Richardson suggests that what the human rights community most needs from the new administration at this point is a major foreign policy speech from Obama articulating not just a few well-intentioned goals — shutting down Guantanamo, reversing the global gag rule — but an overarching agenda for human rights.
Kellogg’s prescription is different: “The way forward right now for the U.S. is to get its own financial house in order,” he said. “As a diplomatic actor, it will have greater or lesser influence on human rights and a host of other issues depending on how successful it is in doing that.”
Schulz offers yet another perspective — that how the U.S. handles the escalating war in Afghanistan will have just as much bearing on America’s influence on human rights as the economy will. The U.S. may need to rein in what skeptics emphasize as its Treasury-bond ties to China, but restoring its moral authority abroad involves plenty of other countries to which the U.S. is not financially beholden.

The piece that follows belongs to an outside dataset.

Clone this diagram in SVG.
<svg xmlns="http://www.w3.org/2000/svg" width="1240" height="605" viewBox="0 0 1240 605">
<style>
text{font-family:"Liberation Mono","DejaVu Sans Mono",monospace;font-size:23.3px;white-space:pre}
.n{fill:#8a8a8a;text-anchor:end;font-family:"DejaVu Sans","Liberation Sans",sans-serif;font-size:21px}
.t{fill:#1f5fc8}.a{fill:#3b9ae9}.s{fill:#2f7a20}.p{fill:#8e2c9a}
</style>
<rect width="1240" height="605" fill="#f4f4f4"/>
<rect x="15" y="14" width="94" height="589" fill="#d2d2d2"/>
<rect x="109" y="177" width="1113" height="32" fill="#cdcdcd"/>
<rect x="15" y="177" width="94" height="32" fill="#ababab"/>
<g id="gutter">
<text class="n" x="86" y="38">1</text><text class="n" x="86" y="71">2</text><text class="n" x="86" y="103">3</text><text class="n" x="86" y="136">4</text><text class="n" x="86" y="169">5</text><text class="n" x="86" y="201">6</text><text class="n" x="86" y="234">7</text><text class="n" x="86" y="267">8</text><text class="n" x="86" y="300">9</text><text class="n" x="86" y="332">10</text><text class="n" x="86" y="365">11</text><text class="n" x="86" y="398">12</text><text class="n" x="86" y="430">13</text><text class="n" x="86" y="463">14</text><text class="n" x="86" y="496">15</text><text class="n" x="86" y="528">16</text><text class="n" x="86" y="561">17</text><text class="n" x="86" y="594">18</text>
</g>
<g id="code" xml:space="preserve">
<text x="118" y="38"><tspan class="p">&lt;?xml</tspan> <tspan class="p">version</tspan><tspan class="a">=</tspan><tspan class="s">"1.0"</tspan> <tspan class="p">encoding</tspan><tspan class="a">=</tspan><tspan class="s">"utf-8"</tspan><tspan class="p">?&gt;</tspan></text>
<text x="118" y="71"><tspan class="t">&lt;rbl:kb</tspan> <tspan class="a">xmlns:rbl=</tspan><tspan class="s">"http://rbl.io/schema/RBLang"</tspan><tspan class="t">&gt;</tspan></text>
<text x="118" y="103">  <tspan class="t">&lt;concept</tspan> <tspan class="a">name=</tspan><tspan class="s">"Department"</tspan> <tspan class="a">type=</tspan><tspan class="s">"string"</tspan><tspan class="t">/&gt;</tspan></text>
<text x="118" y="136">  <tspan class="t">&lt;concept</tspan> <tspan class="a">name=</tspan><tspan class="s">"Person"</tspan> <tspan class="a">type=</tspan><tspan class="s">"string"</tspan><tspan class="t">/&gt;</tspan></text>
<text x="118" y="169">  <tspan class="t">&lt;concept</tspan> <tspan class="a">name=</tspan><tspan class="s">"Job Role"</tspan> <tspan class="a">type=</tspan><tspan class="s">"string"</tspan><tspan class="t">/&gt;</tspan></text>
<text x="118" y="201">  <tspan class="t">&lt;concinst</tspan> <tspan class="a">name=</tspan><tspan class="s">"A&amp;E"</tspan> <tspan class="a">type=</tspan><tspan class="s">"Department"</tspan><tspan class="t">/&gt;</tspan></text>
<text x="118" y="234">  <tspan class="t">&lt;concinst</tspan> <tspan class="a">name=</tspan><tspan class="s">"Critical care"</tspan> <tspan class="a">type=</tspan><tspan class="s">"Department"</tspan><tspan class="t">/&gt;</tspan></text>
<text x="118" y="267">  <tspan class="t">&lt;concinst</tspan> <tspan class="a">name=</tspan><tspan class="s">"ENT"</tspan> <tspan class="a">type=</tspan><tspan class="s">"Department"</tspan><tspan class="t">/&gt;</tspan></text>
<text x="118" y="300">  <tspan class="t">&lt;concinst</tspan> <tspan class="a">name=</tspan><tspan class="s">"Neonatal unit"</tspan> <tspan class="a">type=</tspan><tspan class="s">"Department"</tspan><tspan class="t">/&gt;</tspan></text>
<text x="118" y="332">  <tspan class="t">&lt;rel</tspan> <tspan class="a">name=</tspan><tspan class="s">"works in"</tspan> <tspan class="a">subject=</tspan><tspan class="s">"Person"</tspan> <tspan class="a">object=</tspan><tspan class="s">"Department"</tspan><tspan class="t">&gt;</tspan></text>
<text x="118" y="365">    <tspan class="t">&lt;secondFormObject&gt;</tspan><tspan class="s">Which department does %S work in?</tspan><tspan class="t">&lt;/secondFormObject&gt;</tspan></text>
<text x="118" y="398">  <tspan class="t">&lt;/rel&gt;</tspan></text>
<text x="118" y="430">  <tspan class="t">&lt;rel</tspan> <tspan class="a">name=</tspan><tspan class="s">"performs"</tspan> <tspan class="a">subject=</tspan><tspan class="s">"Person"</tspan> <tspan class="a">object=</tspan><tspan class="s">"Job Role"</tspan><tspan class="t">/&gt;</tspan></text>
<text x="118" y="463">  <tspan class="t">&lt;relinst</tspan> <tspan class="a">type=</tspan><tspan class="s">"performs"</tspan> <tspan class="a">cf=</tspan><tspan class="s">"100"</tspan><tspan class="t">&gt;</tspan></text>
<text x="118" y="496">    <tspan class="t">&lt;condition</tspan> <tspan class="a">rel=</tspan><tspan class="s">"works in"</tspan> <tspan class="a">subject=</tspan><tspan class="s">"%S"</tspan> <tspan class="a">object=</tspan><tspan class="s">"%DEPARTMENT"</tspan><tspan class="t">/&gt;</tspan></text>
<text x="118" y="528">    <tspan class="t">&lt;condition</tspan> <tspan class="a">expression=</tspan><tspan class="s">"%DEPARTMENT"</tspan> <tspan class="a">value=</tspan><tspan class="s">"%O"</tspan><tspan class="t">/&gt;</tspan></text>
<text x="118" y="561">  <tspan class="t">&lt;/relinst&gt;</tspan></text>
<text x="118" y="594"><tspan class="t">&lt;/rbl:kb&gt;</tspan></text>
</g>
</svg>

Through the president’s first major trips overseas — across Europe and then, more recently, to the Summit of the Americas — pundits have begun piecing together what looks like an Obama doctrine, strategy that speaks to general American engagement abroad but also the more specific question of American moral authority. Obama is emphasizing not what America will do the day it regains its old role as world leader — a role that may be outdated anyway — but what other countries will see in the process of trying to get there.
“If we are practicing what we preach, and if we occasionally confess to having strayed from our values and our ideals, that strengthens our hand. That allows us to speak with greater moral force and clarity around these issues,” he said at a press conference in Trinidad.
“We’re not simply going to lecture you, but we’re rather going to show through how we operate the benefits of these values and ideals.”